### Work to do
Omit every picture and return the rest of the data unaltered.

### Data shown
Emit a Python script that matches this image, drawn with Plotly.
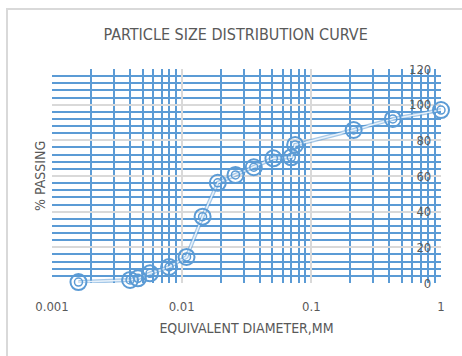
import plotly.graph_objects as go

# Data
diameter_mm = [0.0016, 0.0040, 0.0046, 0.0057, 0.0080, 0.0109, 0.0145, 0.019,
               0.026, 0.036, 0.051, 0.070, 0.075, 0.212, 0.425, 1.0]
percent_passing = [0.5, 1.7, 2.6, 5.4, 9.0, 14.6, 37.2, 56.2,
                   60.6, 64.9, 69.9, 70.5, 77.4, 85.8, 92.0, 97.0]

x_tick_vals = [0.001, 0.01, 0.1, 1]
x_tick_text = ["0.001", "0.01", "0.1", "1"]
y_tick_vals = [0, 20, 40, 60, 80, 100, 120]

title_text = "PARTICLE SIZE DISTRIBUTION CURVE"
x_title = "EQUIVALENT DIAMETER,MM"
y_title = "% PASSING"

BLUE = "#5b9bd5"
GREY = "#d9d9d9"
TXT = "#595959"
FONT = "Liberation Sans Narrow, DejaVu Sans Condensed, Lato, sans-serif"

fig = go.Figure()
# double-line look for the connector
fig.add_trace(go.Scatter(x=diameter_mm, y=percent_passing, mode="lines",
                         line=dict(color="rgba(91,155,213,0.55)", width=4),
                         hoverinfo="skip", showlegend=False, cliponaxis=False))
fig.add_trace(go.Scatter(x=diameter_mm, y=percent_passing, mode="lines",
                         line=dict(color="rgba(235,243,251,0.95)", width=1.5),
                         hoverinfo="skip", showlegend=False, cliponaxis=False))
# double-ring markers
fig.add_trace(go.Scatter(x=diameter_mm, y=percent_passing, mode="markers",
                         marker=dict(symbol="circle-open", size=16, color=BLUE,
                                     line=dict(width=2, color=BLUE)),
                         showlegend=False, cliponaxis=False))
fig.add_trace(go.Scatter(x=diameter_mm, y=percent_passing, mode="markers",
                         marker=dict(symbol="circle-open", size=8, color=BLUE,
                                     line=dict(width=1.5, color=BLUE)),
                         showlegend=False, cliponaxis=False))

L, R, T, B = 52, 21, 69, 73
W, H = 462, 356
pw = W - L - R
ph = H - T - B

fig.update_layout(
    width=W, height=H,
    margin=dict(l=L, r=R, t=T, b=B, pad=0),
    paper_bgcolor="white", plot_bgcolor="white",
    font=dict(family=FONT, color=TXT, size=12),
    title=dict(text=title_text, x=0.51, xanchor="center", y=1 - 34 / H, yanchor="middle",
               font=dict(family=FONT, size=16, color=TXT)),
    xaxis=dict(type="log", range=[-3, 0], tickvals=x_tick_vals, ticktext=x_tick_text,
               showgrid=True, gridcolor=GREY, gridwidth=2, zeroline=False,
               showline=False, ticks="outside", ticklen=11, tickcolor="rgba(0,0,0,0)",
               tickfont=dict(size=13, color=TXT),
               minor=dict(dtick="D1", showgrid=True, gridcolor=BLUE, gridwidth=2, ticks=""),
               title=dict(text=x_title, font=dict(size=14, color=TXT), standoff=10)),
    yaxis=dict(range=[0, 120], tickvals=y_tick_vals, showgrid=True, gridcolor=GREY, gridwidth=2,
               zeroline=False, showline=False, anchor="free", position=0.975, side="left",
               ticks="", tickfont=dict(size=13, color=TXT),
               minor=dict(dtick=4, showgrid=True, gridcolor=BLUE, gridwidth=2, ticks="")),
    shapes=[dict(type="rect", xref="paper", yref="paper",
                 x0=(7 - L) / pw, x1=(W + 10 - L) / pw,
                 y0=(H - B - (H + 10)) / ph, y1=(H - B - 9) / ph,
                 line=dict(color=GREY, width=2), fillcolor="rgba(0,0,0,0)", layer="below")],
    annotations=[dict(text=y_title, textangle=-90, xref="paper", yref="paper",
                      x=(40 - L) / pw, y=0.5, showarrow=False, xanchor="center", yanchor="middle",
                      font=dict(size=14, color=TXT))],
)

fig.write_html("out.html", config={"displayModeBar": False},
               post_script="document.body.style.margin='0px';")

### Completed exercise
Emit a Python script that matches this image, drawn with Plotly.
import plotly.graph_objects as go

# Data
diameter_mm = [0.0016, 0.0040, 0.0046, 0.0057, 0.0080, 0.0109, 0.0145, 0.019,
               0.026, 0.036, 0.051, 0.070, 0.075, 0.212, 0.425, 1.0]
percent_passing = [0.5, 1.7, 2.6, 5.4, 9.0, 14.6, 37.2, 56.2,
                   60.6, 64.9, 69.9, 70.5, 77.4, 85.8, 92.0, 97.0]

x_tick_vals = [0.001, 0.01, 0.1, 1]
x_tick_text = ["0.001", "0.01", "0.1", "1"]
y_tick_vals = [0, 20, 40, 60, 80, 100, 120]

title_text = "PARTICLE SIZE DISTRIBUTION CURVE"
x_title = "EQUIVALENT DIAMETER,MM"
y_title = "% PASSING"

BLUE = "#5b9bd5"
GREY = "#d9d9d9"
TXT = "#595959"
FONT = "Liberation Sans Narrow, DejaVu Sans Condensed, Lato, sans-serif"

fig = go.Figure()
# double-line look for the connector
fig.add_trace(go.Scatter(x=diameter_mm, y=percent_passing, mode="lines",
                         line=dict(color="rgba(91,155,213,0.55)", width=4),
                         hoverinfo="skip", showlegend=False, cliponaxis=False))
fig.add_trace(go.Scatter(x=diameter_mm, y=percent_passing, mode="lines",
                         line=dict(color="rgba(235,243,251,0.95)", width=1.5),
                         hoverinfo="skip", showlegend=False, cliponaxis=False))
# double-ring markers
fig.add_trace(go.Scatter(x=diameter_mm, y=percent_passing, mode="markers",
                         marker=dict(symbol="circle-open", size=16, color=BLUE,
                                     line=dict(width=2, color=BLUE)),
                         showlegend=False, cliponaxis=False))
fig.add_trace(go.Scatter(x=diameter_mm, y=percent_passing, mode="markers",
                         marker=dict(symbol="circle-open", size=8, color=BLUE,
                                     line=dict(width=1.5, color=BLUE)),
                         showlegend=False, cliponaxis=False))

L, R, T, B = 52, 21, 69, 73
W, H = 462, 356
pw = W - L - R
ph = H - T - B

fig.update_layout(
    width=W, height=H,
    margin=dict(l=L, r=R, t=T, b=B, pad=0),
    paper_bgcolor="white", plot_bgcolor="white",
    font=dict(family=FONT, color=TXT, size=12),
    title=dict(text=title_text, x=0.51, xanchor="center", y=1 - 34 / H, yanchor="middle",
               font=dict(family=FONT, size=16, color=TXT)),
    xaxis=dict(type="log", range=[-3, 0], tickvals=x_tick_vals, ticktext=x_tick_text,
               showgrid=True, gridcolor=GREY, gridwidth=2, zeroline=False,
               showline=False, ticks="outside", ticklen=11, tickcolor="rgba(0,0,0,0)",
               tickfont=dict(size=13, color=TXT),
               minor=dict(dtick="D1", showgrid=True, gridcolor=BLUE, gridwidth=2, ticks=""),
               title=dict(text=x_title, font=dict(size=14, color=TXT), standoff=10)),
    yaxis=dict(range=[0, 120], tickvals=y_tick_vals, showgrid=True, gridcolor=GREY, gridwidth=2,
               zeroline=False, showline=False, anchor="free", position=0.975, side="left",
               ticks="", tickfont=dict(size=13, color=TXT),
               minor=dict(dtick=4, showgrid=True, gridcolor=BLUE, gridwidth=2, ticks="")),
    shapes=[dict(type="rect", xref="paper", yref="paper",
                 x0=(7 - L) / pw, x1=(W + 10 - L) / pw,
                 y0=(H - B - (H + 10)) / ph, y1=(H - B - 9) / ph,
                 line=dict(color=GREY, width=2), fillcolor="rgba(0,0,0,0)", layer="below")],
    annotations=[dict(text=y_title, textangle=-90, xref="paper", yref="paper",
                      x=(40 - L) / pw, y=0.5, showarrow=False, xanchor="center", yanchor="middle",
                      font=dict(size=14, color=TXT))],
)

fig.write_html("out.html", config={"displayModeBar": False},
               post_script="document.body.style.margin='0px';")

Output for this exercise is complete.